To help insurance companies and healthcare payers understand the potential return on investment (ROI) of supporting therapeutic VR, our team conducted an analysis with one of our talented graduate students, Sean Delshad, to evaluate the cost-effectiveness of using VR in the hospital. We performed health economic modeling that incorporated costs related to VR implementation, potential savings from decreases in opioid usage and time in the hospital, and effects on patient satisfaction scores that are tied to federal reimbursement for healthcare services. We then performed analyses to create a an ROI lookup table for hospitals of varying size and overhead costs that are contemplating whether to start a VR program.

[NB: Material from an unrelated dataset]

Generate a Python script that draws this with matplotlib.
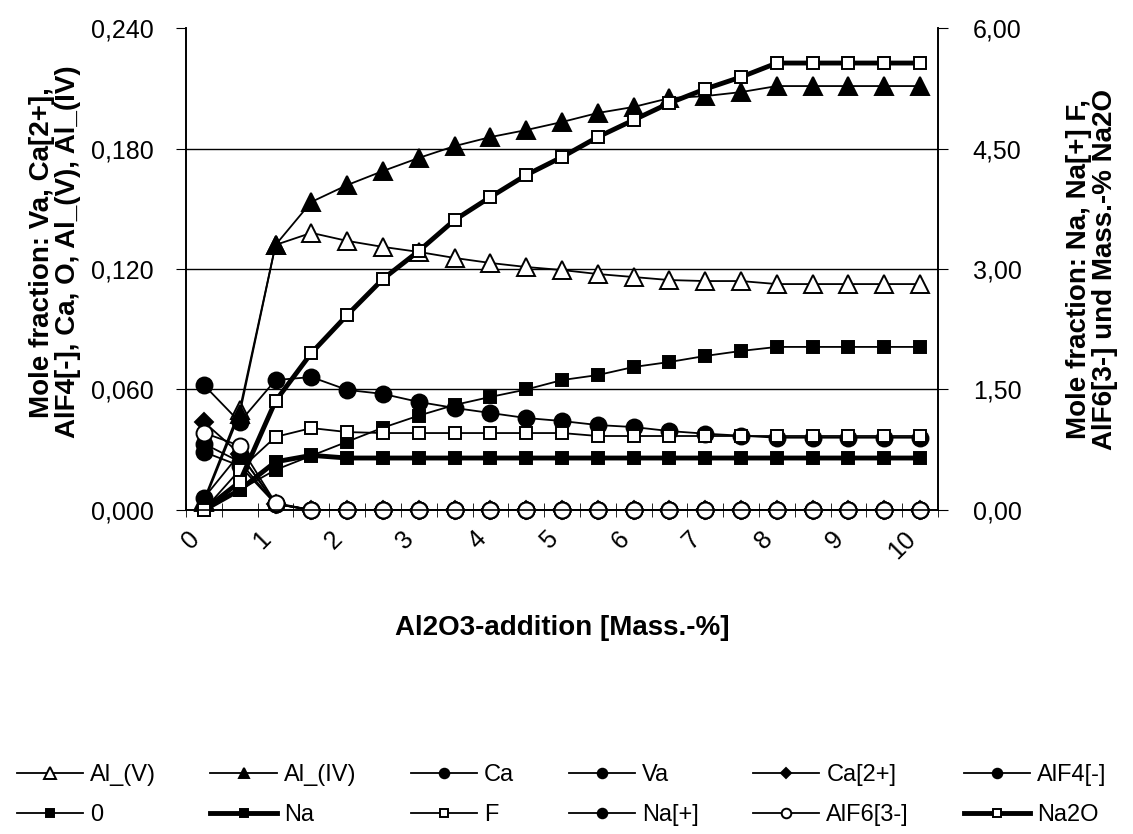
import matplotlib
matplotlib.use("Agg")
import matplotlib.pyplot as plt
from matplotlib.ticker import FuncFormatter
from matplotlib.transforms import ScaledTranslation

plt.rcParams['font.family'] = ['Liberation Sans', 'DejaVu Sans']

# Al2O3 addition in Mass.-% (category axis, every 0.5 %)
al2o3 = [0, 0.5, 1, 1.5, 2, 2.5, 3, 3.5, 4, 4.5, 5, 5.5, 6, 6.5, 7, 7.5, 8, 8.5, 9, 9.5, 10]
tick_labels = ['0', '1', '2', '3', '4', '5', '6', '7', '8', '9', '10']

# left axis: mole fractions
al_v = [0.005, 0.050, 0.132, 0.138, 0.134, 0.131, 0.1285, 0.1255, 0.123, 0.121, 0.1195,
        0.1175, 0.116, 0.1145, 0.114, 0.114, 0.1125, 0.1125, 0.1125, 0.1125, 0.1125]
al_iv = [0.004, 0.048, 0.132, 0.1534, 0.1618, 0.1688, 0.1753, 0.1812, 0.1857, 0.1892, 0.1932,
         0.1977, 0.2007, 0.2051, 0.2061, 0.2081, 0.2111, 0.2111, 0.2111, 0.2111, 0.2111]
ca = [0.033, 0.024, 0.003, 0, 0, 0, 0, 0, 0, 0, 0, 0, 0, 0, 0, 0, 0, 0, 0, 0, 0]
va = [0.0289, 0.022, 0.003, 0, 0, 0, 0, 0, 0, 0, 0, 0, 0, 0, 0, 0, 0, 0, 0, 0, 0]
ca2 = [0.0438, 0.028, 0.003, 0, 0, 0, 0, 0, 0, 0, 0, 0, 0, 0, 0, 0, 0, 0, 0, 0, 0]
alf4 = [0.0622, 0.0438, 0.0647, 0.0662, 0.0598, 0.0578, 0.0538, 0.0508, 0.0483, 0.0458, 0.0443,
        0.0423, 0.0413, 0.0393, 0.038, 0.037, 0.036, 0.036, 0.036, 0.036, 0.036]
o = [0.0, 0.010, 0.020, 0.027, 0.034, 0.041, 0.047, 0.0523, 0.0563, 0.0600, 0.0647,
     0.0672, 0.0712, 0.0737, 0.0767, 0.0792, 0.0812, 0.0812, 0.0812, 0.0812, 0.0812]

# right axis: mole fractions and Mass.-% Na2O
na = [0.0, 0.25, 0.60, 0.68, 0.647, 0.647, 0.647, 0.647, 0.647, 0.647, 0.647,
      0.647, 0.647, 0.647, 0.647, 0.647, 0.647, 0.647, 0.647, 0.647, 0.647]
f = [0.0, 0.50, 0.91, 1.02, 0.97, 0.958, 0.958, 0.958, 0.958, 0.958, 0.958,
     0.921, 0.921, 0.921, 0.921, 0.921, 0.921, 0.921, 0.921, 0.921, 0.921]
na_p = [0.15, 0.70, 0.08, 0, 0, 0, 0, 0, 0, 0, 0, 0, 0, 0, 0, 0, 0, 0, 0, 0, 0]
alf6 = [0.96, 0.80, 0.087, 0, 0, 0, 0, 0, 0, 0, 0, 0, 0, 0, 0, 0, 0, 0, 0, 0, 0]
na2o = [0.0, 0.35, 1.357, 1.954, 2.427, 2.876, 3.224, 3.61, 3.896, 4.170, 4.394,
        4.643, 4.855, 5.066, 5.241, 5.390, 5.564, 5.564, 5.564, 5.564, 5.564]

x = list(range(len(al2o3)))

fig = plt.figure(figsize=(11.33, 8.34), dpi=100)
ax = fig.add_axes([0.1642, 0.3885, 0.6637, 0.5779])
ax2 = ax.twinx()

thin = dict(color='black', lw=1.3, mec='black', mew=1.4, clip_on=False)
thick = dict(color='black', lw=3.5, mec='black', mew=1.4, clip_on=False)

lines = {}
lines['Al_(V)'] = ax.plot(x, al_v, marker='^', ms=13.5, mfc='white', **thin)[0]
lines['Al_(IV)'] = ax.plot(x, al_iv, marker='^', ms=13, mfc='black', **thin)[0]
lines['Ca'] = ax.plot(x, ca, marker='o', ms=11.5, mfc='black', **thin)[0]
lines['Va'] = ax.plot(x, va, marker='o', ms=11.5, mfc='black', **thin)[0]
lines['Ca[2+]'] = ax.plot(x, ca2, marker='D', ms=9, mfc='black', **thin)[0]
lines['AlF4[-]'] = ax.plot(x, alf4, marker='o', ms=11.5, mfc='black', **thin)[0]
lines['0'] = ax.plot(x, o, marker='s', ms=9, mfc='black', **thin)[0]
lines['Na'] = ax2.plot(x, na, marker='s', ms=9, mfc='black', **thick)[0]
lines['F'] = ax2.plot(x, f, marker='s', ms=9, mfc='white', **thin)[0]
lines['Na[+]'] = ax2.plot(x, na_p, marker='o', ms=11.5, mfc='black', **thin)[0]
lines['AlF6[3-]'] = ax2.plot(x, alf6, marker='o', ms=11.5, mfc='white', **thin)[0]
lines['Na2O'] = ax2.plot(x, na2o, marker='s', ms=9, mfc='white', **thick)[0]

ax.set_xlim(-0.5, len(x) - 0.5)
ax.set_ylim(0, 0.24)
ax2.set_ylim(0, 6)
ax.set_yticks([0, 0.06, 0.12, 0.18, 0.24])
ax2.set_yticks([0, 1.5, 3, 4.5, 6])
ax.yaxis.set_major_formatter(FuncFormatter(lambda v, p: f'{v:.3f}'.replace('.', ',')))
ax2.yaxis.set_major_formatter(FuncFormatter(lambda v, p: f'{v:.2f}'.replace('.', ',')))

ax.set_xticks(x[::2])
ax.set_xticklabels(tick_labels, rotation=45, ha='right', va='top')
shift = ScaledTranslation(-9 / 100, 0, fig.dpi_scale_trans)
for lab in ax.get_xticklabels():
    lab.set_transform(lab.get_transform() + shift)
ax.set_xticks([i - 0.5 for i in range(len(x) + 1)], minor=True)
ax.tick_params(axis='x', which='major', length=0, pad=12, labelsize=18)
ax.tick_params(axis='x', which='minor', length=10, direction='inout')
ax.tick_params(axis='y', length=7, direction='out', labelsize=18, pad=16)
ax2.tick_params(axis='y', length=7, direction='out', labelsize=18, pad=18)

ax.yaxis.grid(True, color='black', lw=1)
ax.get_ygridlines()[-1].set_visible(False)
for a in (ax, ax2):
    a.spines['top'].set_visible(False)
    for s in ('left', 'right', 'bottom'):
        a.spines[s].set_linewidth(1.2)

ax.set_xlabel('Al2O3-addition [Mass.-%]', fontsize=20, fontweight='bold', labelpad=37)
ax.set_ylabel('Mole fraction: Va, Ca[2+],\nAlF4[-], Ca, O, Al_(V), Al_(IV)',
              fontsize=20, fontweight='bold', linespacing=1.0)
ax.yaxis.set_label_coords(-0.14, 0.535)
ax2.set_ylabel('Mole fraction: Na, Na[+] F,\nAlF6[3-] und Mass.-% Na2O',
               fontsize=20, fontweight='bold', labelpad=32, linespacing=1.0)

order = ['Al_(V)', '0', 'Al_(IV)', 'Na', 'Ca', 'F', 'Va', 'Na[+]',
         'Ca[2+]', 'AlF6[3-]', 'AlF4[-]', 'Na2O']
fig.legend([lines[k] for k in order], order, ncol=6, loc='lower left',
           bbox_to_anchor=(-0.004, -0.016, 0.999, 0.1), mode='expand',
           frameon=False, fontsize=17, markerscale=0.6, handlelength=2.8,
           labelspacing=0.75, handletextpad=0.3)

fig.savefig('out.png', dpi=100)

We found that using VR is very likely to be cost-effective for most hospitals. In particular, among patients eligible and willing to use VR, we projected an average overall savings of $98.49 per patient compared to not using VR. In other words, the small additional costs of paying for a hospital VR program are offset by savings engendered by the benefits of the VR. Although saving only $98.49 per patient is a relatively small amount, a VR program can pay substantial dividends when this value is multiplied over tens and thousands of patients per year. When we tested the health economic modeling over and over again in a simulation of 1000 different hypothetical hospitals, we found that VR remained cost-saving in 89% of the simulations compared to usual care. If you consider all the expensive resources that insurance companies cover, like paying for multimillion dollar robots to perform prostate surgery or using hemodialysis machines in patients at the very end of their life, then buying some cheap headsets and training technicians to apply them to patients seems like a low cost intervention for insurance to support. And if it works while saving money at the same time, then why not pay for it?